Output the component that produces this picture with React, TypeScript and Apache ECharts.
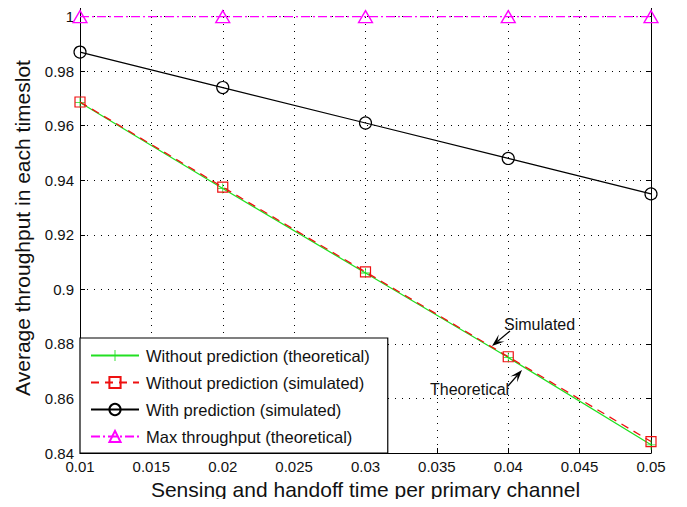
import React, { useEffect, useRef } from "react";
import * as echarts from "echarts";

const xValues = [0.01, 0.02, 0.03, 0.04, 0.05];
const theoreticalNoPred = [0.9685, 0.937, 0.906, 0.875, 0.843];
const simulatedNoPred = [0.9687, 0.9375, 0.9064, 0.8753, 0.8442];
const simulatedPred = [0.987, 0.974, 0.961, 0.948, 0.935];
const maxThroughput = [1, 1, 1, 1, 1];
const seriesNames = [
  "Without prediction (theoretical)",
  "Without prediction (simulated)",
  "With prediction (simulated)",
  "Max throughput (theoretical)",
];

const FONT = "'Liberation Sans', Arial, Helvetica, sans-serif";

function arrow(tail: [number, number], tip: [number, number]) {
  const dx = tip[0] - tail[0];
  const dy = tip[1] - tail[1];
  const len = Math.hypot(dx, dy);
  const ux = dx / len;
  const uy = dy / len;
  const px = -uy;
  const py = ux;
  const hl = 11;
  const hw = 4.5;
  const bx = tip[0] - hl * ux;
  const by = tip[1] - hl * uy;
  const nx = tip[0] - 7 * ux;
  const ny = tip[1] - 7 * uy;
  return [
    {
      type: "line",
      shape: { x1: tail[0], y1: tail[1], x2: nx, y2: ny },
      style: { stroke: "#000", lineWidth: 1.2 },
      z: 100,
    },
    {
      type: "polygon",
      shape: {
        points: [
          tip,
          [bx + hw * px - 1.5 * ux, by + hw * py - 1.5 * uy],
          [nx, ny],
          [bx - hw * px - 1.5 * ux, by - hw * py - 1.5 * uy],
        ],
      },
      style: { fill: "#000" },
      z: 100,
    },
  ];
}

export default function App() {
  const ref = useRef<HTMLDivElement>(null);
  useEffect(() => {
    if (!ref.current) return;
    const chart = echarts.init(ref.current, undefined, { renderer: "svg" });
    const pair = (ys: number[]) => xValues.map((x, i) => [x, ys[i]]);
    const fmt = (v: number) => String(+v.toFixed(4));
    const axisText = { color: "#111", fontFamily: FONT, fontSize: 15 };
    const plus = "path://M4.6,0h0.8v4.6h4.6v0.8h-4.6v4.6h-0.8v-4.6h-4.6v-0.8h4.6z";

    chart.setOption({
      animation: false,
      backgroundColor: "#fff",
      grid: { left: 80, right: 36, top: 3, bottom: 54, containLabel: false },
      xAxis: [
        {
          type: "value",
          min: 0.01,
          max: 0.05,
          interval: 0.005,
          name: "Sensing and handoff time per primary channel",
          nameLocation: "middle",
          nameGap: 26,
          nameTextStyle: { color: "#111", fontFamily: FONT, fontSize: 21 },
          axisLine: { show: true, lineStyle: { color: "#000", width: 1 } },
          axisTick: { show: true, inside: true, length: 5, lineStyle: { color: "#000" } },
          axisLabel: { ...axisText, margin: 6, formatter: fmt },
          splitLine: { show: true, lineStyle: { color: "#000", type: [1, 6], width: 1 } },
        },
        {
          type: "value",
          position: "top",
          min: 0.01,
          max: 0.05,
          interval: 0.005,
          axisLine: { show: true, onZero: false, lineStyle: { color: "#000", width: 1 } },
          axisTick: { show: true, inside: true, length: 5, lineStyle: { color: "#000" } },
          axisLabel: { show: false },
          splitLine: { show: false },
        },
      ],
      yAxis: [
        {
          type: "value",
          min: 0.84,
          max: 1.005,
          interval: 0.02,
          name: "Average throughput in each timeslot",
          nameLocation: "middle",
          nameGap: 47,
          nameTextStyle: { color: "#111", fontFamily: FONT, fontSize: 21 },
          axisLine: { show: true, lineStyle: { color: "#000", width: 1 } },
          axisTick: { show: true, inside: true, length: 5, lineStyle: { color: "#000" } },
          axisLabel: {
            ...axisText,
            margin: 6,
            showMaxLabel: false,
            formatter: (v: number) => (Math.abs(v - 1.005) < 1e-6 ? "" : fmt(v)),
          },
          splitLine: { show: true, lineStyle: { color: "#000", type: [1, 6], width: 1 } },
        },
        {
          type: "value",
          position: "right",
          min: 0.84,
          max: 1.005,
          interval: 0.02,
          axisLine: { show: true, onZero: false, lineStyle: { color: "#000", width: 1 } },
          axisTick: { show: true, inside: true, length: 5, lineStyle: { color: "#000" } },
          axisLabel: { show: false },
          splitLine: { show: false },
        },
      ],
      legend: {
        orient: "vertical",
        left: 80,
        top: 338,
        padding: [9, 18, 8, 10],
        itemGap: 10,
        itemWidth: 48,
        itemHeight: 14,
        backgroundColor: "#fff",
        borderColor: "#000",
        borderWidth: 1.2,
        borderRadius: 0,
        textStyle: { color: "#111", fontFamily: FONT, fontSize: 16.5, padding: [0, 0, 0, 2] },
        data: seriesNames,
        z: 20,
      },
      series: [
        {
          name: seriesNames[0],
          type: "line",
          data: pair(theoreticalNoPred),
          symbol: plus,
          symbolSize: 10,
          itemStyle: { color: "#22e022" },
          lineStyle: { color: "#22e022", width: 1.3 },
          z: 3,
        },
        {
          name: seriesNames[1],
          type: "line",
          data: pair(simulatedNoPred),
          symbol: "rect",
          symbolSize: 10,
          itemStyle: { color: "transparent", borderColor: "#ee1111", borderWidth: 1.2 },
          lineStyle: { color: "#ee1111", width: 1.3, type: [8, 6] },
          z: 4,
        },
        {
          name: seriesNames[2],
          type: "line",
          data: pair(simulatedPred),
          symbol: "circle",
          symbolSize: 12,
          itemStyle: { color: "transparent", borderColor: "#000", borderWidth: 1.2 },
          lineStyle: { color: "#000", width: 1.2 },
          z: 5,
        },
        {
          name: seriesNames[3],
          type: "line",
          data: pair(maxThroughput),
          symbol: "triangle",
          symbolSize: [14, 12],
          itemStyle: { color: "transparent", borderColor: "#ff00ff", borderWidth: 1.3 },
          lineStyle: { color: "#ff00ff", width: 1.3, type: [9, 3, 2, 3] },
          z: 6,
        },
      ],
      graphic: [
        {
          type: "text",
          left: 504,
          top: 316,
          style: { text: "Simulated", fill: "#111", font: `16px ${FONT}` },
          z: 100,
        },
        {
          type: "text",
          left: 430,
          top: 381,
          style: { text: "Theoretical", fill: "#111", font: `16px ${FONT}` },
          z: 100,
        },
        ...arrow([510, 331], [492, 346]),
        ...arrow([508, 386], [522, 370]),
      ],
    });
    return () => chart.dispose();
  }, []);
  return <div ref={ref} style={{ width: 687, height: 507, margin: -8 }} />;
}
• • • • • • •
Reproduce the whole listing above word for word, but not its pictures.

• [THE REPLY]:
Output the component that produces this picture with React, TypeScript and Apache ECharts.
import React, { useEffect, useRef } from "react";
import * as echarts from "echarts";

const xValues = [0.01, 0.02, 0.03, 0.04, 0.05];
const theoreticalNoPred = [0.9685, 0.937, 0.906, 0.875, 0.843];
const simulatedNoPred = [0.9687, 0.9375, 0.9064, 0.8753, 0.8442];
const simulatedPred = [0.987, 0.974, 0.961, 0.948, 0.935];
const maxThroughput = [1, 1, 1, 1, 1];
const seriesNames = [
  "Without prediction (theoretical)",
  "Without prediction (simulated)",
  "With prediction (simulated)",
  "Max throughput (theoretical)",
];

const FONT = "'Liberation Sans', Arial, Helvetica, sans-serif";

function arrow(tail: [number, number], tip: [number, number]) {
  const dx = tip[0] - tail[0];
  const dy = tip[1] - tail[1];
  const len = Math.hypot(dx, dy);
  const ux = dx / len;
  const uy = dy / len;
  const px = -uy;
  const py = ux;
  const hl = 11;
  const hw = 4.5;
  const bx = tip[0] - hl * ux;
  const by = tip[1] - hl * uy;
  const nx = tip[0] - 7 * ux;
  const ny = tip[1] - 7 * uy;
  return [
    {
      type: "line",
      shape: { x1: tail[0], y1: tail[1], x2: nx, y2: ny },
      style: { stroke: "#000", lineWidth: 1.2 },
      z: 100,
    },
    {
      type: "polygon",
      shape: {
        points: [
          tip,
          [bx + hw * px - 1.5 * ux, by + hw * py - 1.5 * uy],
          [nx, ny],
          [bx - hw * px - 1.5 * ux, by - hw * py - 1.5 * uy],
        ],
      },
      style: { fill: "#000" },
      z: 100,
    },
  ];
}

export default function App() {
  const ref = useRef<HTMLDivElement>(null);
  useEffect(() => {
    if (!ref.current) return;
    const chart = echarts.init(ref.current, undefined, { renderer: "svg" });
    const pair = (ys: number[]) => xValues.map((x, i) => [x, ys[i]]);
    const fmt = (v: number) => String(+v.toFixed(4));
    const axisText = { color: "#111", fontFamily: FONT, fontSize: 15 };
    const plus = "path://M4.6,0h0.8v4.6h4.6v0.8h-4.6v4.6h-0.8v-4.6h-4.6v-0.8h4.6z";

    chart.setOption({
      animation: false,
      backgroundColor: "#fff",
      grid: { left: 80, right: 36, top: 3, bottom: 54, containLabel: false },
      xAxis: [
        {
          type: "value",
          min: 0.01,
          max: 0.05,
          interval: 0.005,
          name: "Sensing and handoff time per primary channel",
          nameLocation: "middle",
          nameGap: 26,
          nameTextStyle: { color: "#111", fontFamily: FONT, fontSize: 21 },
          axisLine: { show: true, lineStyle: { color: "#000", width: 1 } },
          axisTick: { show: true, inside: true, length: 5, lineStyle: { color: "#000" } },
          axisLabel: { ...axisText, margin: 6, formatter: fmt },
          splitLine: { show: true, lineStyle: { color: "#000", type: [1, 6], width: 1 } },
        },
        {
          type: "value",
          position: "top",
          min: 0.01,
          max: 0.05,
          interval: 0.005,
          axisLine: { show: true, onZero: false, lineStyle: { color: "#000", width: 1 } },
          axisTick: { show: true, inside: true, length: 5, lineStyle: { color: "#000" } },
          axisLabel: { show: false },
          splitLine: { show: false },
        },
      ],
      yAxis: [
        {
          type: "value",
          min: 0.84,
          max: 1.005,
          interval: 0.02,
          name: "Average throughput in each timeslot",
          nameLocation: "middle",
          nameGap: 47,
          nameTextStyle: { color: "#111", fontFamily: FONT, fontSize: 21 },
          axisLine: { show: true, lineStyle: { color: "#000", width: 1 } },
          axisTick: { show: true, inside: true, length: 5, lineStyle: { color: "#000" } },
          axisLabel: {
            ...axisText,
            margin: 6,
            showMaxLabel: false,
            formatter: (v: number) => (Math.abs(v - 1.005) < 1e-6 ? "" : fmt(v)),
          },
          splitLine: { show: true, lineStyle: { color: "#000", type: [1, 6], width: 1 } },
        },
        {
          type: "value",
          position: "right",
          min: 0.84,
          max: 1.005,
          interval: 0.02,
          axisLine: { show: true, onZero: false, lineStyle: { color: "#000", width: 1 } },
          axisTick: { show: true, inside: true, length: 5, lineStyle: { color: "#000" } },
          axisLabel: { show: false },
          splitLine: { show: false },
        },
      ],
      legend: {
        orient: "vertical",
        left: 80,
        top: 338,
        padding: [9, 18, 8, 10],
        itemGap: 10,
        itemWidth: 48,
        itemHeight: 14,
        backgroundColor: "#fff",
        borderColor: "#000",
        borderWidth: 1.2,
        borderRadius: 0,
        textStyle: { color: "#111", fontFamily: FONT, fontSize: 16.5, padding: [0, 0, 0, 2] },
        data: seriesNames,
        z: 20,
      },
      series: [
        {
          name: seriesNames[0],
          type: "line",
          data: pair(theoreticalNoPred),
          symbol: plus,
          symbolSize: 10,
          itemStyle: { color: "#22e022" },
          lineStyle: { color: "#22e022", width: 1.3 },
          z: 3,
        },
        {
          name: seriesNames[1],
          type: "line",
          data: pair(simulatedNoPred),
          symbol: "rect",
          symbolSize: 10,
          itemStyle: { color: "transparent", borderColor: "#ee1111", borderWidth: 1.2 },
          lineStyle: { color: "#ee1111", width: 1.3, type: [8, 6] },
          z: 4,
        },
        {
          name: seriesNames[2],
          type: "line",
          data: pair(simulatedPred),
          symbol: "circle",
          symbolSize: 12,
          itemStyle: { color: "transparent", borderColor: "#000", borderWidth: 1.2 },
          lineStyle: { color: "#000", width: 1.2 },
          z: 5,
        },
        {
          name: seriesNames[3],
          type: "line",
          data: pair(maxThroughput),
          symbol: "triangle",
          symbolSize: [14, 12],
          itemStyle: { color: "transparent", borderColor: "#ff00ff", borderWidth: 1.3 },
          lineStyle: { color: "#ff00ff", width: 1.3, type: [9, 3, 2, 3] },
          z: 6,
        },
      ],
      graphic: [
        {
          type: "text",
          left: 504,
          top: 316,
          style: { text: "Simulated", fill: "#111", font: `16px ${FONT}` },
          z: 100,
        },
        {
          type: "text",
          left: 430,
          top: 381,
          style: { text: "Theoretical", fill: "#111", font: `16px ${FONT}` },
          z: 100,
        },
        ...arrow([510, 331], [492, 346]),
        ...arrow([508, 386], [522, 370]),
      ],
    });
    return () => chart.dispose();
  }, []);
  return <div ref={ref} style={{ width: 687, height: 507, margin: -8 }} />;
}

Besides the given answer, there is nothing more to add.